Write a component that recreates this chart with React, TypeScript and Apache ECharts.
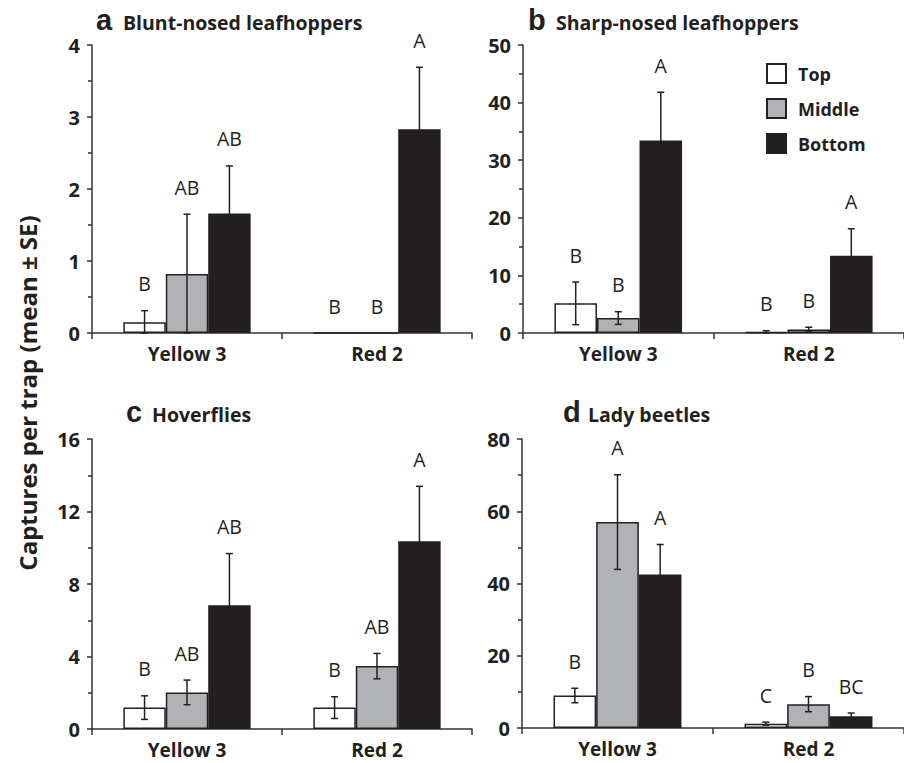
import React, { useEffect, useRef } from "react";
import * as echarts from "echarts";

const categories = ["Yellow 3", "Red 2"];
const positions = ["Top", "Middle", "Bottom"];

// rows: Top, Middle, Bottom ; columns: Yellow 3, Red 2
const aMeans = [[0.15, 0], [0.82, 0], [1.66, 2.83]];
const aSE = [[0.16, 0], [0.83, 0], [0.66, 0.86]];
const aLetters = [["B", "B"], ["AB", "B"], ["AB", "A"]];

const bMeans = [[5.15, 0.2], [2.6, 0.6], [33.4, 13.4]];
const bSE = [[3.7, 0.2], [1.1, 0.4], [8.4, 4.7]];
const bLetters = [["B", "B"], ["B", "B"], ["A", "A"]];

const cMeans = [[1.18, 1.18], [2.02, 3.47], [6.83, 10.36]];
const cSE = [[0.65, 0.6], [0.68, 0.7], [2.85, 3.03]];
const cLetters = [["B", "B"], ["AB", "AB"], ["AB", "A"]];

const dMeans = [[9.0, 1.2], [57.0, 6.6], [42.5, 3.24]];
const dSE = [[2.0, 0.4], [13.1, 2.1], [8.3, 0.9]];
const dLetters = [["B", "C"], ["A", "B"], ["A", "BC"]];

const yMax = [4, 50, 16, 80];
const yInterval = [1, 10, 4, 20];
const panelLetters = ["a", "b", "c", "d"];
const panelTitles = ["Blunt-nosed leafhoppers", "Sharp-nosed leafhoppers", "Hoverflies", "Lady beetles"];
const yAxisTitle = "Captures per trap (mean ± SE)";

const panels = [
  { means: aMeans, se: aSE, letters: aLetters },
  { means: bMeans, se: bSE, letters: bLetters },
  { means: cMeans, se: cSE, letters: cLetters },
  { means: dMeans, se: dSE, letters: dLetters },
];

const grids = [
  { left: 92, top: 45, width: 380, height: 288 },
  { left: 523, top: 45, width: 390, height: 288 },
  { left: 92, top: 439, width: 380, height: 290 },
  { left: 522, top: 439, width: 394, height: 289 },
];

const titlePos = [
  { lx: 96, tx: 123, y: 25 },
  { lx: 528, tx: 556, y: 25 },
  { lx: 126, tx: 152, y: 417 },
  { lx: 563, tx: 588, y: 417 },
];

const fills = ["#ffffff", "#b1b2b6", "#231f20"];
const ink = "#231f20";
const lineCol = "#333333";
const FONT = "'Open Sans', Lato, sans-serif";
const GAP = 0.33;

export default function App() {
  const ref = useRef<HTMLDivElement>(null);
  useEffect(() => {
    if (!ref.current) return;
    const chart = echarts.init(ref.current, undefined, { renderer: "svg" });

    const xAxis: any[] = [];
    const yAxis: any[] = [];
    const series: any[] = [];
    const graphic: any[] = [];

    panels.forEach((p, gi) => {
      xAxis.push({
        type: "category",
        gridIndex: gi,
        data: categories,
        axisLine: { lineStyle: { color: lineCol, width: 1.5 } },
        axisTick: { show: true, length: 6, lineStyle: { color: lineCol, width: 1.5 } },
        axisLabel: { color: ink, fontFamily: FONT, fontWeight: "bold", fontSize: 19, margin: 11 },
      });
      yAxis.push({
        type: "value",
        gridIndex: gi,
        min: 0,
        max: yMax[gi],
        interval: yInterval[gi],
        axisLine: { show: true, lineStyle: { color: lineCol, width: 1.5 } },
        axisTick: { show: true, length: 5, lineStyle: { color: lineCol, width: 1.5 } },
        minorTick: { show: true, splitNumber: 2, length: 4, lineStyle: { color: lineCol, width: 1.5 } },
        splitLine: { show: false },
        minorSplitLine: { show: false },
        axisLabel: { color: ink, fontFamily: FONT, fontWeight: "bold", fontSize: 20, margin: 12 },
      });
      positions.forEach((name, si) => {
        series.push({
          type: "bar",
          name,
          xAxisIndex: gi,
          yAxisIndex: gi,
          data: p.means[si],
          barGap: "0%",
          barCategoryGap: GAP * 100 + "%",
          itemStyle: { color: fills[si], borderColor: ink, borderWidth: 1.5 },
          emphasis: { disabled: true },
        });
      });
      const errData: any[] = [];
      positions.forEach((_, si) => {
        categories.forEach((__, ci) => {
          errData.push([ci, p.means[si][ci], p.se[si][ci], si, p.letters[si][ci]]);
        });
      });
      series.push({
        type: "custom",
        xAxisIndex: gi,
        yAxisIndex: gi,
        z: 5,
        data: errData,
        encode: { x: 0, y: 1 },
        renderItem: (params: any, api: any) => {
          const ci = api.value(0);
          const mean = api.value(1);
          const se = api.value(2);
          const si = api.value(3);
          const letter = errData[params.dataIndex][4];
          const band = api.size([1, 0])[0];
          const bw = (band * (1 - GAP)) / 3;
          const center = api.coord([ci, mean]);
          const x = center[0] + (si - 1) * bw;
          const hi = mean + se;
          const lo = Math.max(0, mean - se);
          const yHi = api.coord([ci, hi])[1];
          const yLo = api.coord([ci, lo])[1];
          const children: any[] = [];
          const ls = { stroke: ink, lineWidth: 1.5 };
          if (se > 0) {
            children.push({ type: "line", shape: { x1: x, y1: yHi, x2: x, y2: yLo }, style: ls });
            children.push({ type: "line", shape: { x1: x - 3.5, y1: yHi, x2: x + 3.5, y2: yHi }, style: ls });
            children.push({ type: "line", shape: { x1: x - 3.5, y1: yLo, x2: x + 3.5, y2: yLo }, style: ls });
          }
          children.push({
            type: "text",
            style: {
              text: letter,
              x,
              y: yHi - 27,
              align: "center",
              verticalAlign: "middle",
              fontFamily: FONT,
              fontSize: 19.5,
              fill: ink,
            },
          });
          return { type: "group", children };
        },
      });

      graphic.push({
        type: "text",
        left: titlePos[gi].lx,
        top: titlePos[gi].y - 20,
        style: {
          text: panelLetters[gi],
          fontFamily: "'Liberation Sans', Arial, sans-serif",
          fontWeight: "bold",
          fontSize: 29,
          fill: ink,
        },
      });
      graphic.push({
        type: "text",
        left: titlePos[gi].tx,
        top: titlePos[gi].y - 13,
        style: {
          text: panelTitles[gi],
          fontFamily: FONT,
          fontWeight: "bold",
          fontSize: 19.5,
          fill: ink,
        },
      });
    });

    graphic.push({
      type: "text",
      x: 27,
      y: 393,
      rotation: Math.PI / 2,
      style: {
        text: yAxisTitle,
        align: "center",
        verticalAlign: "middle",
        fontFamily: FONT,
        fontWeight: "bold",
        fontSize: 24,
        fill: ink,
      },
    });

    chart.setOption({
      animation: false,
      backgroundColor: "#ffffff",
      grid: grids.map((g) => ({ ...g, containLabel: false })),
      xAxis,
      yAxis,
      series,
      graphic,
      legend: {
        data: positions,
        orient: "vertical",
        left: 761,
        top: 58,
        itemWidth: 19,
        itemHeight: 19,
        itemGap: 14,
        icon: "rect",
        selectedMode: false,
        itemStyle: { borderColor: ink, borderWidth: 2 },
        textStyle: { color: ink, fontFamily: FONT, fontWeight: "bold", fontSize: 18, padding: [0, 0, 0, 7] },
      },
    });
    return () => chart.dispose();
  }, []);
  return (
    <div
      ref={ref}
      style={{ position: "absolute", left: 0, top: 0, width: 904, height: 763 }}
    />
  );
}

----

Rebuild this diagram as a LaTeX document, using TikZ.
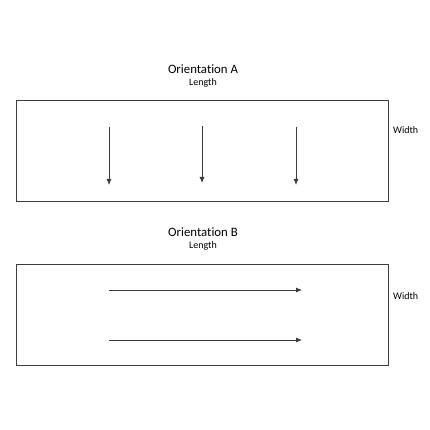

----

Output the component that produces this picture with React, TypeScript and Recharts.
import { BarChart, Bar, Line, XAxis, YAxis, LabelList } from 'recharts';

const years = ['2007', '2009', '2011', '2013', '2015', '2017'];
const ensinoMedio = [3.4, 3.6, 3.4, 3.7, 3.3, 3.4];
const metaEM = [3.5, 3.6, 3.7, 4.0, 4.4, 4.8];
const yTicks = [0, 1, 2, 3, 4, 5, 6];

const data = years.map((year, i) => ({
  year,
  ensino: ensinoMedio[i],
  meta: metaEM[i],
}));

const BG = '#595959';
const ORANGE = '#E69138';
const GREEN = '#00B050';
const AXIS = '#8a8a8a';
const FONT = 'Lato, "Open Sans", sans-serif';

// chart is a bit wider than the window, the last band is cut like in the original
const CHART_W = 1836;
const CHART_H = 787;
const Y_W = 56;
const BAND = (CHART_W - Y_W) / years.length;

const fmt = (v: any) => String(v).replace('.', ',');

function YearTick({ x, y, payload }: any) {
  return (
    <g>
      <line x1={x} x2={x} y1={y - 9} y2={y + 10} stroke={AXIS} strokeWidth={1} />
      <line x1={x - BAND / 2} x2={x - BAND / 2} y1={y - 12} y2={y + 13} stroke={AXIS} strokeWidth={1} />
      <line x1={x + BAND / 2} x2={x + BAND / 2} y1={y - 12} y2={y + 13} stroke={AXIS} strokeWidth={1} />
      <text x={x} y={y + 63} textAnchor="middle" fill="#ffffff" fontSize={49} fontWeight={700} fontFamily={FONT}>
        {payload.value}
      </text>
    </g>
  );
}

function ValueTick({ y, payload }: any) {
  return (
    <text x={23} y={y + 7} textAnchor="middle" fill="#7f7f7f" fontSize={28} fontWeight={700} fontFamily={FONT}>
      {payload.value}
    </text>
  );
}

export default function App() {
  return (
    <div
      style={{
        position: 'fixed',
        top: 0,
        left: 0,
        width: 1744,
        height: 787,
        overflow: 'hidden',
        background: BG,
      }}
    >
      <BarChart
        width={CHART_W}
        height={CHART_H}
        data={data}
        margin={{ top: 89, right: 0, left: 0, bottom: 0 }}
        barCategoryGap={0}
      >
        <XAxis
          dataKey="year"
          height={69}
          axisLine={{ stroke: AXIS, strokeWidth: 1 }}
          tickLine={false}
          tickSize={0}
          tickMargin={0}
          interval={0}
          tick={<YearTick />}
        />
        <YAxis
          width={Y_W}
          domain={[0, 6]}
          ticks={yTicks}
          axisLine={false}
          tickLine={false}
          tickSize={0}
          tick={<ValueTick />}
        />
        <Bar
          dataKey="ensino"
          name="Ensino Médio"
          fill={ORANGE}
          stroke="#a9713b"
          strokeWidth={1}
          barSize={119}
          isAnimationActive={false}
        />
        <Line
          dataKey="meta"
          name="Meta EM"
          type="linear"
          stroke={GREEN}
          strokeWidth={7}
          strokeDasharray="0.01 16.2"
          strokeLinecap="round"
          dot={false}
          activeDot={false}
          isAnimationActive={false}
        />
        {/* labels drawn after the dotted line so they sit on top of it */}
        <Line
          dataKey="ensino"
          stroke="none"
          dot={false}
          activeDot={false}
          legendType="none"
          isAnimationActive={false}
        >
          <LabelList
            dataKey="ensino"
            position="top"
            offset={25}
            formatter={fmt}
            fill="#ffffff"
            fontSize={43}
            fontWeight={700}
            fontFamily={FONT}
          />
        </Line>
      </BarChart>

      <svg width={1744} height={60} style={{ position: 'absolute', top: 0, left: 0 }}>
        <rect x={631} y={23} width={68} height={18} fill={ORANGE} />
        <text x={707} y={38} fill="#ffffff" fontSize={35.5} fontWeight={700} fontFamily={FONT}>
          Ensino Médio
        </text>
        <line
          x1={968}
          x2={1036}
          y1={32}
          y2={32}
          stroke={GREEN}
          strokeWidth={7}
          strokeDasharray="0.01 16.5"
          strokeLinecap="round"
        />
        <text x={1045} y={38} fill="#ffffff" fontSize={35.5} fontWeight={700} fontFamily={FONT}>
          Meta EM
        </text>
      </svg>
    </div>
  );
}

----

→ Work to complete
From the records above, quote only the lines running from the line with "Output the component" to the line with "const yTicks = [0, 1, 2, 3, 4, 5, 6];", both lines included.

→ Completed task
Output the component that produces this picture with React, TypeScript and Recharts.
import { BarChart, Bar, Line, XAxis, YAxis, LabelList } from 'recharts';

const years = ['2007', '2009', '2011', '2013', '2015', '2017'];
const ensinoMedio = [3.4, 3.6, 3.4, 3.7, 3.3, 3.4];
const metaEM = [3.5, 3.6, 3.7, 4.0, 4.4, 4.8];
const yTicks = [0, 1, 2, 3, 4, 5, 6];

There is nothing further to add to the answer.